There, Wentworth will meet folks who "are presently anonymous to me and will befriend me" by way of sharing "a sense of what I would call co-ownership," in his words. In less subtle words, this event could be described as the largest collaborative venture in local art history, at least by population. I plan to join the crowd myself, which means a tough decision. Do I give up John Brown's Body, the great American epic poem? Slaughterhouse-Five, as if nobody else will think of that one? Rumi's Big Red Book of poetry, because it would be so easy to spot up there? Like lots of fellow Hoosier bibliophiles, I have my work cut out for me.
The hard part, of course, belongs to Wentworth, along with a legion of helpers from Herron School of Art, to be supervised by Wentworth's son Felix and friend Joby Williamson. The undertaking will be as laborious and complex as the final product will be dazzling, judging by a permanent installation of the same type that Wentworth rendered for the Istanbul Museum of Modern Art.

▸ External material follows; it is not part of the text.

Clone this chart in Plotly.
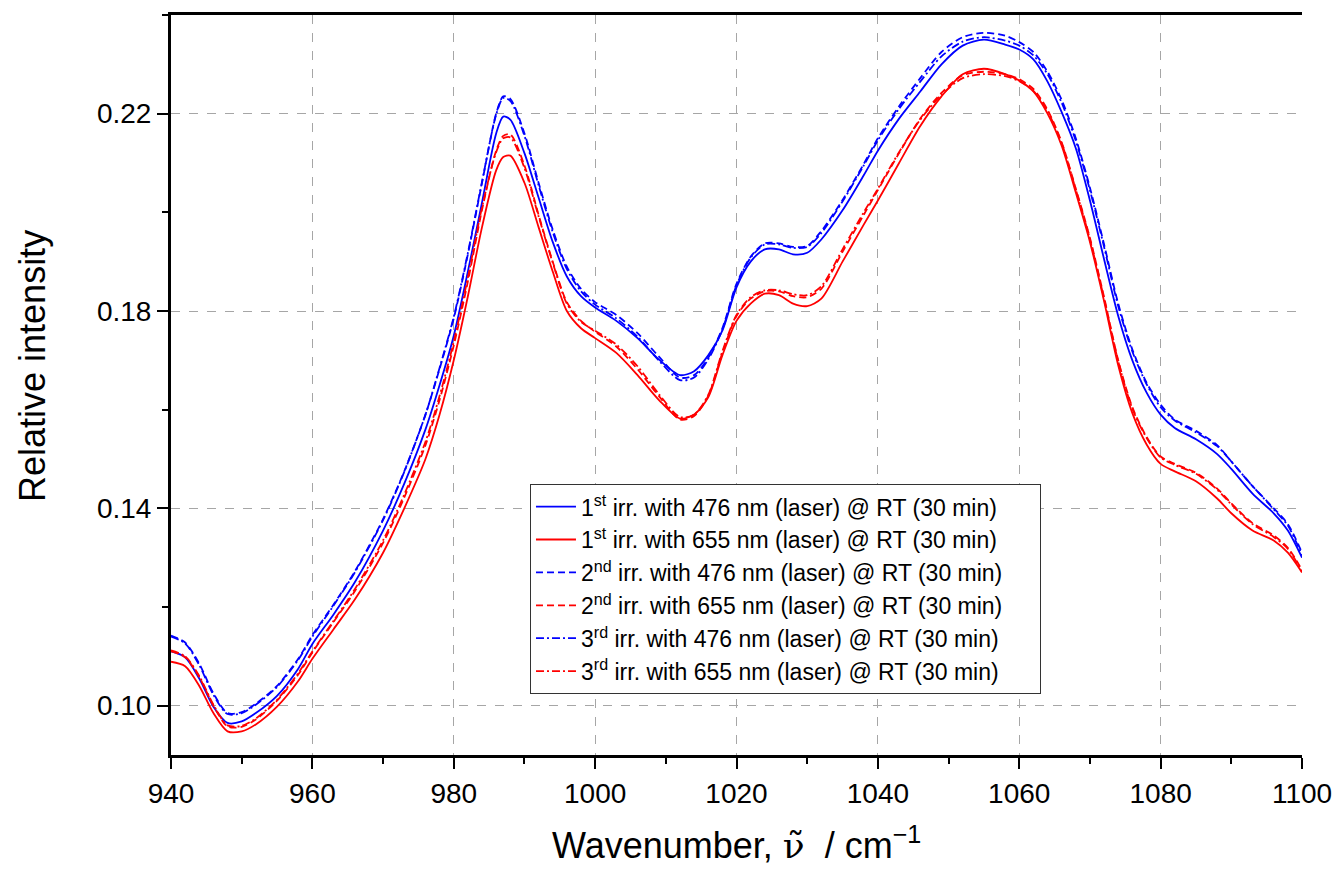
import plotly.graph_objects as go

wavenumber = [940, 942, 944, 946, 948, 950, 952, 955, 958, 960, 963, 966, 970, 973, 976, 978, 980, 982, 984, 986, 987, 988, 990, 992, 994, 996, 998, 1000, 1003, 1006, 1009, 1012, 1014, 1016, 1018, 1020, 1022, 1024, 1026, 1028, 1030, 1032, 1035, 1038, 1040, 1043, 1046, 1049, 1052, 1055, 1058, 1060, 1062, 1064, 1066, 1068, 1070, 1072, 1074, 1076, 1078, 1080, 1082, 1085, 1088, 1090, 1093, 1096, 1098, 1100]

blue_1st = [0.1110, 0.1098, 0.1055, 0.0998, 0.0965, 0.0968, 0.0985, 0.1020, 0.1075, 0.1125, 0.1185, 0.1250, 0.1355, 0.1450, 0.1560, 0.1650, 0.1750, 0.1880, 0.2020, 0.2160, 0.2194, 0.2188, 0.2120, 0.2030, 0.1940, 0.1870, 0.1830, 0.1807, 0.1780, 0.1745, 0.1702, 0.1670, 0.1678, 0.1710, 0.1760, 0.1848, 0.1900, 0.1925, 0.1925, 0.1915, 0.1918, 0.1945, 0.2004, 0.2075, 0.2125, 0.2190, 0.2245, 0.2300, 0.2338, 0.2350, 0.2340, 0.2330, 0.2310, 0.2265, 0.2203, 0.2130, 0.2024, 0.1905, 0.1790, 0.1700, 0.1635, 0.1590, 0.1563, 0.1540, 0.1510, 0.1480, 0.1430, 0.1390, 0.1355, 0.1300]

red_1st = [0.1089, 0.1080, 0.1040, 0.0985, 0.0948, 0.0948, 0.0962, 0.0998, 0.1050, 0.1095, 0.1155, 0.1215, 0.1310, 0.1400, 0.1500, 0.1590, 0.1700, 0.1830, 0.1970, 0.2085, 0.2112, 0.2115, 0.2060, 0.1970, 0.1880, 0.1800, 0.1765, 0.1745, 0.1715, 0.1670, 0.1620, 0.1582, 0.1590, 0.1625, 0.1710, 0.1780, 0.1815, 0.1835, 0.1832, 0.1815, 0.1810, 0.1825, 0.1900, 0.1975, 0.2024, 0.2100, 0.2175, 0.2235, 0.2280, 0.2291, 0.2280, 0.2267, 0.2245, 0.2200, 0.2135, 0.2040, 0.1940, 0.1820, 0.1690, 0.1593, 0.1530, 0.1490, 0.1475, 0.1455, 0.1420, 0.1390, 0.1355, 0.1335, 0.1310, 0.1270]

blue_2nd = [0.1142, 0.1128, 0.1085, 0.1025, 0.0985, 0.0987, 0.1004, 0.1040, 0.1095, 0.1143, 0.1205, 0.1272, 0.1378, 0.1475, 0.1590, 0.1683, 0.1785, 0.1915, 0.2060, 0.2200, 0.2235, 0.2230, 0.2160, 0.2060, 0.1965, 0.1890, 0.1845, 0.1818, 0.1792, 0.1755, 0.1708, 0.1665, 0.1670, 0.1705, 0.1765, 0.1855, 0.1910, 0.1937, 0.1937, 0.1930, 0.1932, 0.1962, 0.2025, 0.2098, 0.2150, 0.2215, 0.2272, 0.2325, 0.2355, 0.2364, 0.2358, 0.2345, 0.2325, 0.2285, 0.2228, 0.2150, 0.2050, 0.1935, 0.1815, 0.1722, 0.1655, 0.1610, 0.1580, 0.1557, 0.1528, 0.1495, 0.1445, 0.1400, 0.1368, 0.1310]

red_2nd = [0.1110, 0.1098, 0.1058, 0.1000, 0.0958, 0.0957, 0.0972, 0.1010, 0.1063, 0.1108, 0.1170, 0.1232, 0.1330, 0.1422, 0.1528, 0.1620, 0.1730, 0.1860, 0.2005, 0.2125, 0.2155, 0.2158, 0.2095, 0.1995, 0.1900, 0.1818, 0.1780, 0.1758, 0.1728, 0.1682, 0.1628, 0.1580, 0.1587, 0.1628, 0.1715, 0.1790, 0.1825, 0.1840, 0.1840, 0.1830, 0.1828, 0.1845, 0.1920, 0.1995, 0.2045, 0.2120, 0.2190, 0.2242, 0.2278, 0.2285, 0.2280, 0.2270, 0.2250, 0.2208, 0.2142, 0.2048, 0.1948, 0.1828, 0.1700, 0.1605, 0.1545, 0.1505, 0.1490, 0.1472, 0.1440, 0.1410, 0.1370, 0.1345, 0.1320, 0.1275]

blue_3rd = [0.1140, 0.1126, 0.1082, 0.1022, 0.0983, 0.0985, 0.1002, 0.1038, 0.1093, 0.1140, 0.1203, 0.1270, 0.1376, 0.1474, 0.1590, 0.1685, 0.1788, 0.1918, 0.2062, 0.2198, 0.2232, 0.2226, 0.2155, 0.2055, 0.1960, 0.1885, 0.1840, 0.1813, 0.1785, 0.1748, 0.1700, 0.1660, 0.1665, 0.1702, 0.1762, 0.1852, 0.1908, 0.1935, 0.1935, 0.1928, 0.1930, 0.1958, 0.2022, 0.2095, 0.2146, 0.2210, 0.2265, 0.2316, 0.2346, 0.2355, 0.2348, 0.2338, 0.2318, 0.2280, 0.2222, 0.2145, 0.2045, 0.1930, 0.1810, 0.1718, 0.1652, 0.1605, 0.1578, 0.1554, 0.1526, 0.1495, 0.1445, 0.1398, 0.1365, 0.1305]

red_3rd = [0.1112, 0.1100, 0.1060, 0.1002, 0.0960, 0.0959, 0.0974, 0.1012, 0.1066, 0.1110, 0.1172, 0.1236, 0.1335, 0.1428, 0.1535, 0.1628, 0.1738, 0.1868, 0.2010, 0.2122, 0.2150, 0.2152, 0.2090, 0.1992, 0.1898, 0.1815, 0.1778, 0.1760, 0.1732, 0.1688, 0.1632, 0.1585, 0.1590, 0.1630, 0.1718, 0.1792, 0.1828, 0.1842, 0.1842, 0.1834, 0.1832, 0.1850, 0.1925, 0.2000, 0.2048, 0.2122, 0.2188, 0.2238, 0.2272, 0.2280, 0.2276, 0.2266, 0.2246, 0.2205, 0.2140, 0.2046, 0.1945, 0.1825, 0.1698, 0.1602, 0.1543, 0.1503, 0.1488, 0.1470, 0.1438, 0.1408, 0.1368, 0.1342, 0.1318, 0.1272]

series_names = [
    "1<sup>st</sup> irr. with 476 nm (laser) @ RT (30 min)",
    "1<sup>st</sup> irr. with 655 nm (laser) @ RT (30 min)",
    "2<sup>nd</sup> irr. with 476 nm (laser) @ RT (30 min)",
    "2<sup>nd</sup> irr. with 655 nm (laser) @ RT (30 min)",
    "3<sup>rd</sup> irr. with 476 nm (laser) @ RT (30 min)",
    "3<sup>rd</sup> irr. with 655 nm (laser) @ RT (30 min)",
]
series_values = [blue_1st, red_1st, blue_2nd, red_2nd, blue_3rd, red_3rd]
series_colors = ["#0000ff", "#ff0000", "#0000ff", "#ff0000", "#0000ff", "#ff0000"]
series_dashes = ["solid", "solid", "7px,4px", "7px,4px", "8px,3px,2px,3px", "8px,3px,2px,3px"]

FONT = "Liberation Sans, Arial, sans-serif"
PAD = "&nbsp;" * 5

fig = go.Figure()
for name, vals, col, dash in zip(series_names, series_values, series_colors, series_dashes):
    fig.add_trace(go.Scatter(
        x=wavenumber, y=vals, mode="lines", name=name + PAD,
        line=dict(color=col, width=1.8, dash=dash, shape="spline", smoothing=0.8),
    ))

axis_common = dict(
    showline=True, linecolor="black", linewidth=3,
    ticks="outside", ticklen=11, tickwidth=2, tickcolor="black",
    showgrid=True, gridcolor="#a6a6a6", gridwidth=1, griddash="dash",
    zeroline=False,
    tickfont=dict(family=FONT, size=28, color="black"),
)

fig.update_xaxes(
    range=[940, 1100], tick0=940, dtick=20, mirror=True,
    minor=dict(dtick=10, ticks="outside", ticklen=6, tickwidth=2, tickcolor="black", showgrid=False),
    **axis_common,
)
fig.update_yaxes(
    range=[0.09, 0.24], tick0=0.10, dtick=0.04, tickformat=".2f", mirror=False,
    minor=dict(dtick=0.02, ticks="outside", ticklen=6, tickwidth=2, tickcolor="black", showgrid=False),
    **axis_common,
)

fig.add_annotation(
    x=0.5, y=-0.119, xref="paper", yref="paper", showarrow=False,
    xanchor="center", yanchor="middle",
    text="Wavenumber, <span style=\"font-family:'DejaVu Serif', serif\">\u03bd\u0303</span>  / cm<sup>\u22121</sup>",
    font=dict(family=FONT, size=36, color="black"),
)
fig.add_annotation(
    x=-0.122, y=0.5257, xref="paper", yref="paper", showarrow=False,
    xanchor="center", yanchor="middle",
    text="Relative intensity", textangle=-90,
    font=dict(family=FONT, size=36, color="black"),
)

fig.update_layout(
    width=1343, height=876,
    margin=dict(l=171, r=41, t=15, b=121),
    paper_bgcolor="white", plot_bgcolor="white",
    showlegend=True,
    legend=dict(
        x=0.3174, y=0.366, xanchor="left", yanchor="top",
        bgcolor="white", bordercolor="#333333", borderwidth=1,
        font=dict(family=FONT, size=23, color="black"),
        tracegroupgap=0, itemwidth=40,
    ),
)

fig.write_html("out.html")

Paik was swept away by that phenomenon when she toured the Istanbul facility in 2012, two years before coming to IMA from the St. Louis Art Museum. She elected to make Richard Wentworth: False Ceilings her first commissioned project here. The marriage of visual impact and conceptual depth -- along with the playful hijacking of our normal perceptions -- makes Wentworth, at 67, a bellwether of the New British Sculpture movement, where the everyday is ever-challenged.
"This shows that art not only can be a source of aesthetic joy," Paik says, "but also a tool for a broader conversation about what knowledge means."
For Wentworth, the book and his love for it interweave and entwine the look, feel and thought of the sculpture as well as the thoughts and feelings of the looker. The looker as co-artist, the looker as intimate provider of the materials.
Which brings us to how he'll select his winners.
"Arbitrariness is quite important," he tells me in a phone conversation from his home in London. "The high meets the low, the celebrated meets the relatively anonymous, the technical meets the simple, the excellent meets the horrible book done just for the market. All of them have had a life. We are celebrating their human agency, not necessarily their production. All have been read, or at least possessed by someone who should have read them."
The vaulting, airy entryway to the IMA intrigues Wentworth. It's a "demanding" space, he says, and one that his books will occupy on two levels, differentiating the experience of viewers from floor level and from the mezzanine. Hundreds and hundreds of books, altogether requiring "many craft skills. It needs to feel right, just like a piece of writing."
Exhausting to think about, I submitted. He laughs, conceding that he solicits more supplemental muscle than he did when he was younger but asserting that his feeling of pride and "privilege" is not a function of obvious toil.
"All art contains the Pyramids. So much work can go into a millisecond. What I love about the book is that they feel effortless when you view them. They're so gorgeous."